Sonuç olarak; abartılı seçim kampanyaları Türkiyede gerilimi artırmakta, toplumdaki kamplaşmayı körüklemektedir. Halkın büyük bir kesimi seçimlere değerinden fazla bir anlam yüklemekte ve siyaseti her problemin çözüm kaynağı olarak görmektedir. Seçim kampanyalarına gösterilen aşırı ilgi bana göre halkın kendi eli ile kendi değerini düşürmesidir. Kendi gücünü başkasına devretmesidir, kendini edilgen hale getirmesidir. Siyasiler kendilerini olduklarından daha güçlü, daha bilgili göstermek ve halkın desteğini kazanmak için bazen mübalağa ederler, bazen halkın duymak istediklerini söylerler. Bunlara kanmamak gerekir.
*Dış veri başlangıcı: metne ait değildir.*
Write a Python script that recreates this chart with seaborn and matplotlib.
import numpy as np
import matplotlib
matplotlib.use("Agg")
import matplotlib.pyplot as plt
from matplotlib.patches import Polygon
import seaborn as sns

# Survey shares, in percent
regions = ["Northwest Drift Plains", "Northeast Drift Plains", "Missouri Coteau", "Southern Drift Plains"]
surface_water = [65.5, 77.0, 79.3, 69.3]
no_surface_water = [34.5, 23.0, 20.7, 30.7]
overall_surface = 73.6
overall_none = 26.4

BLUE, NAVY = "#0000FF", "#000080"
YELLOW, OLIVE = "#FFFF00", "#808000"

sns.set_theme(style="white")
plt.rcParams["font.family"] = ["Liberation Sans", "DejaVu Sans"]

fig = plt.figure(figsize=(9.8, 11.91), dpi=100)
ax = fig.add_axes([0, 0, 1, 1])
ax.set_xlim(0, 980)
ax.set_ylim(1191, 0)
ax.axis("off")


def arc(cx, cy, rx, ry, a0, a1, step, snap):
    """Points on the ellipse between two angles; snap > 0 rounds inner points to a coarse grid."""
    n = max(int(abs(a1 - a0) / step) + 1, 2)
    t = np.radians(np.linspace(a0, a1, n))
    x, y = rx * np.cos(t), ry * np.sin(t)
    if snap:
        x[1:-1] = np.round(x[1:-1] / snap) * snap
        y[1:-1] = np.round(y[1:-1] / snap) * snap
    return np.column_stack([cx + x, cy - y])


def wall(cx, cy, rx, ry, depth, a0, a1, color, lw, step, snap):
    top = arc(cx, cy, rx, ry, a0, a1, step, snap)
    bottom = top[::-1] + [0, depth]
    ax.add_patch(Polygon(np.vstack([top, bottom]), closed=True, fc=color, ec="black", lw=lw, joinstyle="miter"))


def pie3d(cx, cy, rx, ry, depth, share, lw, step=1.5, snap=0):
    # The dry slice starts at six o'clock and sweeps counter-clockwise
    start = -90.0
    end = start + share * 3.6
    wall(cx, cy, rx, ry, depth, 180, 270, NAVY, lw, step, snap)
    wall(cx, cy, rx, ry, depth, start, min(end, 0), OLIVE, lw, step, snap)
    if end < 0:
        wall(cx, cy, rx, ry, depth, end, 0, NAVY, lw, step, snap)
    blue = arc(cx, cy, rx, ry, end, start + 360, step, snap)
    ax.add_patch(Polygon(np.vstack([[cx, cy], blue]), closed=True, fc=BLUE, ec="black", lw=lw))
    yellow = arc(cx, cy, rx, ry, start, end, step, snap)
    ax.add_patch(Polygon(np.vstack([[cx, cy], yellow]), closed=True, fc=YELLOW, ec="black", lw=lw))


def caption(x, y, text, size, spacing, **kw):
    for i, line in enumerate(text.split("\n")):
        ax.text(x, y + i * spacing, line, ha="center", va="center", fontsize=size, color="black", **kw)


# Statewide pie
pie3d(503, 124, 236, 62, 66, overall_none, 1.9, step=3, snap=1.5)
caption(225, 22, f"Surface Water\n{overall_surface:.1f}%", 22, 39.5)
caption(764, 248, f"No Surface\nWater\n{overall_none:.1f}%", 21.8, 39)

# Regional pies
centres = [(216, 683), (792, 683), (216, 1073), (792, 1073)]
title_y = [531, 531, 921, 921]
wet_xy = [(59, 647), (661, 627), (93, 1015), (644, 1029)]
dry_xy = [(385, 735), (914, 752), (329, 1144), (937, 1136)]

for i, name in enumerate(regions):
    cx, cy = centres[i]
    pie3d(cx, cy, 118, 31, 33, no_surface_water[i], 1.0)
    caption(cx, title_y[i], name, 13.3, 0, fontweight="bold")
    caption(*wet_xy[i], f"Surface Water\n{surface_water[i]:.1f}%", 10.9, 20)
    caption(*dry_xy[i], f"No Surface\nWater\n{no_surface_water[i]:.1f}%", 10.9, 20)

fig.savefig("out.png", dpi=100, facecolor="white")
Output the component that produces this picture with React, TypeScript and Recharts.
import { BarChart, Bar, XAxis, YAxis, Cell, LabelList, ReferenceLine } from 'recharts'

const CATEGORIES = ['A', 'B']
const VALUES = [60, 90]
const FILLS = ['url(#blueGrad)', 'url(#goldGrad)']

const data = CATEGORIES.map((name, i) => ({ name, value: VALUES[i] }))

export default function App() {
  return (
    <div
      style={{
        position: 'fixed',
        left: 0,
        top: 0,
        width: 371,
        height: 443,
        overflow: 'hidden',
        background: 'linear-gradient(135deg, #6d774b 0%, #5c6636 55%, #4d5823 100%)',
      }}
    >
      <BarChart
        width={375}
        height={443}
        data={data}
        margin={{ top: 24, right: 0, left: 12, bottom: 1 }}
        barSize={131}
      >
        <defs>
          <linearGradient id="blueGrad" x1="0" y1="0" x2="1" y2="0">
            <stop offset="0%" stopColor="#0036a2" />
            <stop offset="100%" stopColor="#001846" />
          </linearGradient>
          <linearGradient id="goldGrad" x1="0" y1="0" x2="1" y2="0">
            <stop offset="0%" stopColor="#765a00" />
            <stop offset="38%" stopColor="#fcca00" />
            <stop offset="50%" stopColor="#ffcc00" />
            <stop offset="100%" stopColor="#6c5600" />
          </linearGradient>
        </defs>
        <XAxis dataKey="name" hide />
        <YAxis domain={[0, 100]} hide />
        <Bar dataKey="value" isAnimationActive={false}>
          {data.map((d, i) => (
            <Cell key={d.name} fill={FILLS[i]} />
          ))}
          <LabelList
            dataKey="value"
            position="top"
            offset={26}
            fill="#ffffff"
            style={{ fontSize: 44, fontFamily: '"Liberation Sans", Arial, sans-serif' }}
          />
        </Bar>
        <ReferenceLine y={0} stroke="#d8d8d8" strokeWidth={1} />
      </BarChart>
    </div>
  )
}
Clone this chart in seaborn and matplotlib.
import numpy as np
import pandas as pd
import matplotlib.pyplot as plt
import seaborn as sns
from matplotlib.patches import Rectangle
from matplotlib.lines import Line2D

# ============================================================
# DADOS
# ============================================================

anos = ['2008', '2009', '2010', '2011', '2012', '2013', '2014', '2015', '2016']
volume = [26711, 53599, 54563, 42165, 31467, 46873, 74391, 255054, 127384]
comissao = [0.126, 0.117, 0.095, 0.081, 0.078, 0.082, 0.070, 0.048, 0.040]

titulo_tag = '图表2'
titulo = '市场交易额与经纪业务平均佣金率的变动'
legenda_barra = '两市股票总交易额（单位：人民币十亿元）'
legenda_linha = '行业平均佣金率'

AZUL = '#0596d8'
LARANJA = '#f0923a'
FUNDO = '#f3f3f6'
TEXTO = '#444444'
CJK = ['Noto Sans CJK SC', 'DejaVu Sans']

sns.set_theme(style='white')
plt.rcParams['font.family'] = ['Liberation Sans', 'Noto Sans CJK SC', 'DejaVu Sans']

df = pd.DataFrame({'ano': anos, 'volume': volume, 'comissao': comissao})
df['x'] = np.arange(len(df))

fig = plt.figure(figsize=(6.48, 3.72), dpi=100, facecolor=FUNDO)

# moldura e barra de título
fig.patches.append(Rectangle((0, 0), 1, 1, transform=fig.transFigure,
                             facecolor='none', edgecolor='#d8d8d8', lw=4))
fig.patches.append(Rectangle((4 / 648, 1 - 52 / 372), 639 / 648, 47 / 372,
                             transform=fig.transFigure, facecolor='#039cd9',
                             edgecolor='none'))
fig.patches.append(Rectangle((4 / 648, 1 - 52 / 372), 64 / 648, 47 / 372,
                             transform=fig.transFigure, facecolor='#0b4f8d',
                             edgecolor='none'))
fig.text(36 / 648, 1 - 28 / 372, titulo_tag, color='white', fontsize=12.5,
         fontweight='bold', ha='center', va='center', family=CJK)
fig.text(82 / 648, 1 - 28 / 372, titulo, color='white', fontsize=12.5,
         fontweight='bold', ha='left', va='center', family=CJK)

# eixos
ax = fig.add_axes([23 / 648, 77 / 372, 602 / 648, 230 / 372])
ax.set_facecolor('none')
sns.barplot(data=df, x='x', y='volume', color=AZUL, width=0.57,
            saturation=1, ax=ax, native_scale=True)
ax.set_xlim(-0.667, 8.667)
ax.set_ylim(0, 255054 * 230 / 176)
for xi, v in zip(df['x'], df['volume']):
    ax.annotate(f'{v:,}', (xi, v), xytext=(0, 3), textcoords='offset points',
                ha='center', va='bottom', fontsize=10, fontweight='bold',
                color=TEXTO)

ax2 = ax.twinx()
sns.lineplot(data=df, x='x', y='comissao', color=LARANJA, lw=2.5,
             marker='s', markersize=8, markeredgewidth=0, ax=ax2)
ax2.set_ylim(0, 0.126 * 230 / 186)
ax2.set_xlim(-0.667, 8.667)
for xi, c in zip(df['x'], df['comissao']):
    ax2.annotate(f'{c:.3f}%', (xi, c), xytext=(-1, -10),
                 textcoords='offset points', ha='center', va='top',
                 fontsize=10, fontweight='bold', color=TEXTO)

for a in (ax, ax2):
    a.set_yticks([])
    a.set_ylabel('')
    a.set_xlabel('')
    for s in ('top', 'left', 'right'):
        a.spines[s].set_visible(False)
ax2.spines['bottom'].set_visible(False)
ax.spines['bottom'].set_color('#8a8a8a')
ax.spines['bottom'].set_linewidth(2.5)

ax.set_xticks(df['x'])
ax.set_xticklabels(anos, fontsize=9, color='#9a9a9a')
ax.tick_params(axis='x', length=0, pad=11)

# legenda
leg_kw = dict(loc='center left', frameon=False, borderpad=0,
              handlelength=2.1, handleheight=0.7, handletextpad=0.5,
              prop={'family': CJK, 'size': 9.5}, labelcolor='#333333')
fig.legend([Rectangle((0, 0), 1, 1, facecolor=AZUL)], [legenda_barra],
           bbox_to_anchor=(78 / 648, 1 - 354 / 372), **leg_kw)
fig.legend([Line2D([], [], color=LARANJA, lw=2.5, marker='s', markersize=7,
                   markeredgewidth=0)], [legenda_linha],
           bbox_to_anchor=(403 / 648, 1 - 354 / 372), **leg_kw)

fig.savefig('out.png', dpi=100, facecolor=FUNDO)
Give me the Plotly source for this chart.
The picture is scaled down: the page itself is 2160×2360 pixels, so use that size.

Siyasilerin yapacakları işler sınırlıdır, bir vatandaş olarak 4-5 senede bir seçim geldiğinde gidip herkes oyunu kullanır.
Bilinç seviyesi yüksek, aklını başkasına kiraya vermeyen, düşünen, sorgulayan, kendini sürü değil birey hisseden insanlar mitinglere katılmıyor, katılmamalı! Seçim mitinglerinde konuşmaların seviyesi iyice düşürülmekte, bol bol slogan atılarak düşünmeyen beyinler inşa edilmeye çalışılmaktadır.
Keşke elimde geçmişten bugüne seçim meydanlarında hangi vaadlerin verildiğini ve bunların kaçta kaçının gerçekleştirildiğini gösteren bir belge olsaydı!